On Tuesday, she lived out her dream of competing for medals in front of a home crowd and was the second to cross the finish line with a time of 14.76 seconds and secured the second highest placing percentage of 80.55 against her T47/F46 classification.
She told the Pacific Games News Service: “Today is an amazing moment for me because I came second and I’m so excited that I can represent my country and my family in front of my people.
“For me it is a great honor to compete here, and I want to encourage other people like me to come along and join sport with me,” she said.
Marceline Moli from Vanuatu also retained her bronze medal, clocking a time of 14.94 seconds and a placing percentage of 79.58 against her T/F46 classification.
The Pacific Games News Service caught up with Moli, who is at Sol2023 to compete in only this event, and she said:
“I feel very happy. Although I didn’t go up in (podium) position since the Pacific Games in Samoa (2019), I also did not lose my position and I managed to keep my position with the bronze medal, so I am happy that I was able to do that.
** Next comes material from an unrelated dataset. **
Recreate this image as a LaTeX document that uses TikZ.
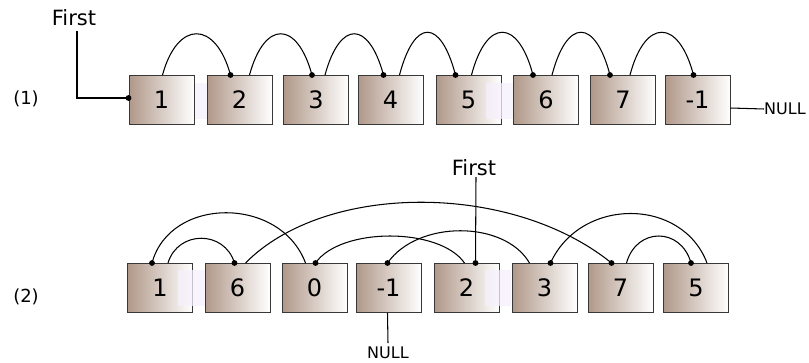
\documentclass[tikz,border=0pt]{standalone}
\usepackage{fontspec}
\setmainfont{DejaVu Sans}
\definecolor{boxbrown}{RGB}{176,152,137}
\definecolor{boxedge}{RGB}{55,55,55}
\definecolor{lavfill}{RGB}{246,240,252}
\tikzset{
  cell/.style={rectangle, draw=boxedge, line width=1pt, left color=boxbrown, right color=white,
    minimum width=65pt, minimum height=49pt, inner sep=0pt, font=\fontsize{24}{24}\selectfont},
  link/.style={draw=black, line width=1.05pt},
  lbl/.style={font=\fontsize{21}{21}\selectfont, inner sep=0pt},
  rowlbl/.style={font=\fontsize{18}{18}\selectfont, inner sep=0pt},
  nulltxt/.style={font=\fontsize{16}{16}\selectfont, inner sep=0pt},
  haze/.style={fill=lavfill, fill opacity=0.75, draw=none}
}
\newcommand{\pdot}[1]{\fill #1 circle (2.9pt);}
\begin{document}
\begin{tikzpicture}[x=1pt,y=-1pt]
\useasboundingbox (0,0) rectangle (809,362);

% ---------- row (1): list in order ----------
\node[rowlbl] (r1) at (26,99) {(1)};
\node[cell] (a1) at (161.5,100) {1};
\node[cell] (a2) at (239.5,100) {2};
\node[cell] (a3) at (316,100) {3};
\node[cell] (a4) at (390.5,100) {4};
\node[cell] (a5) at (468.5,100) {5};
\node[cell] (a6) at (546,100) {6};
\node[cell] (a7) at (623,100) {7};
\node[cell] (a8) at (697.5,100) {-1};
\fill[haze] (195,83) rectangle (207,119);
\fill[haze] (486,83) rectangle (513,119);

\node[lbl] (f1) at (74,18) {First};
\coordinate (f1top) at (77,31);
\draw[link] (f1top) |- ([yshift=2pt]a1.west);
\pdot{([yshift=2pt]a1.west)}

\node[nulltxt, anchor=west] (n1) at (764,109) {NULL};
\draw[link] ([yshift=-8pt]a8.east) -- (n1.west);

\draw[link] ([xshift=34pt]a1.north west) .. controls +(15,-55) and +(-15,-55) .. ([xshift=24pt]a2.north west);
\pdot{([xshift=24pt]a2.north west)}
\draw[link] ([xshift=43pt]a2.north west) .. controls +(15,-55) and +(-15,-55) .. ([xshift=29pt]a3.north west);
\pdot{([xshift=29pt]a3.north west)}
\draw[link] ([xshift=42pt]a3.north west) .. controls +(15,-55) and +(-15,-55) .. ([xshift=26pt]a4.north west);
\pdot{([xshift=26pt]a4.north west)}
\draw[link] ([xshift=42pt]a4.north west) .. controls +(15,-57) and +(-15,-57) .. ([xshift=20pt]a5.north west);
\pdot{([xshift=20pt]a5.north west)}
\draw[link] ([xshift=36pt]a5.north west) .. controls +(15,-57) and +(-15,-57) .. ([xshift=20pt]a6.north west);
\pdot{([xshift=20pt]a6.north west)}
\draw[link] ([xshift=39pt]a6.north west) .. controls +(15,-57) and +(-15,-57) .. ([xshift=20pt]a7.north west);
\pdot{([xshift=20pt]a7.north west)}
\draw[link] ([xshift=40pt]a7.north west) .. controls +(15,-57) and +(-15,-57) .. ([xshift=29pt]a8.north west);
\pdot{([xshift=29pt]a8.north west)}

% ---------- row (2): list scattered in memory ----------
\node[rowlbl] (r2) at (26,297) {(2)};
\node[cell] (b1) at (160,288) {1};
\node[cell] (b6) at (237.5,288) {6};
\node[cell] (b0) at (314.5,288) {0};
\node[cell] (bm) at (388.5,288) {-1};
\node[cell] (b2) at (466.5,288) {2};
\node[cell] (b3) at (544.5,288) {3};
\node[cell] (b7) at (620.5,288) {7};
\node[cell] (b5) at (696,288) {5};
\fill[haze] (178,270) rectangle (205,306);
\fill[haze] (485,270) rectangle (511,306);

\node[lbl] (f2) at (474,168) {First};
\coordinate (f2top) at (476,177);
\draw[link] (f2top) -- ([xshift=42pt]b2.north west);
\pdot{([xshift=42pt]b2.north west)}

\node[nulltxt] (n2) at (388,353) {NULL};
\coordinate (n2top) at (388,343);
\draw[link] ([xshift=32pt]bm.south west) -- (n2top);

% 0 -> 1
\draw[link] ([xshift=24pt]b0.north west) .. controls +(-25,-67) and +(18,-67) .. ([xshift=25pt]b1.north west);
\pdot{([xshift=25pt]b1.north west)}
% 1 -> 6
\draw[link] ([xshift=41pt]b1.north west) .. controls +(10,-33) and +(-10,-33) .. ([xshift=30pt]b6.north west);
\pdot{([xshift=30pt]b6.north west)}
% 6 -> 7
\draw[link] ([xshift=41pt]b6.north west) .. controls +(80,-81) and +(-100,-81) .. ([xshift=24pt]b7.north west);
\pdot{([xshift=24pt]b7.north west)}
% 2 -> 0
\draw[link] ([xshift=31pt]b2.north west) .. controls +(-25,-36) and +(25,-36) .. ([xshift=34pt]b0.north west);
\pdot{([xshift=34pt]b0.north west)}
% 3 -> -1
\draw[link] ([xshift=18pt]b3.north west) .. controls +(-25,-43) and +(30,-43) .. ([xshift=32pt]bm.north west);
\pdot{([xshift=32pt]bm.north west)}
% 5 -> 3
\draw[link] ([xshift=44pt]b5.north west) .. controls +(-25,-66) and +(30,-66) .. ([xshift=39pt]b3.north west);
\pdot{([xshift=39pt]b3.north west)}
% 7 -> 5
\draw[link] ([xshift=39pt]b7.north west) .. controls +(10,-36) and +(-10,-36) .. ([xshift=28pt]b5.north west);
\pdot{([xshift=28pt]b5.north west)}
\end{tikzpicture}
\end{document}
“I felt that I probably could have raced better because I trained back home (in Vanuatu) and my aim was to get a medal. I did get a medal, so I achieved my goal which I am happy about, and I want to dedicate this medal to my family, my mum and dad, my supporters and sponsor and to the Vanuatu Paralympic Committee. I appreciate them a lot.
“I also want to tell people like me and other Para athletes to not be afraid of your abilities. I want to encourage them that having a disability does not mean that we only belong in our little corners in our homes. We all belong everywhere, and we can all do many different things including sport. Whether you are able-bodied or have a disability, we are all the same, so don’t look at your disability but look at your abilities,” she affirmed.
Sol2023 Para athletics events continue on Wednesday with the men’s shot put secured throw at 4.30pm and the women’s javelin throw ambulant at 6.30pm.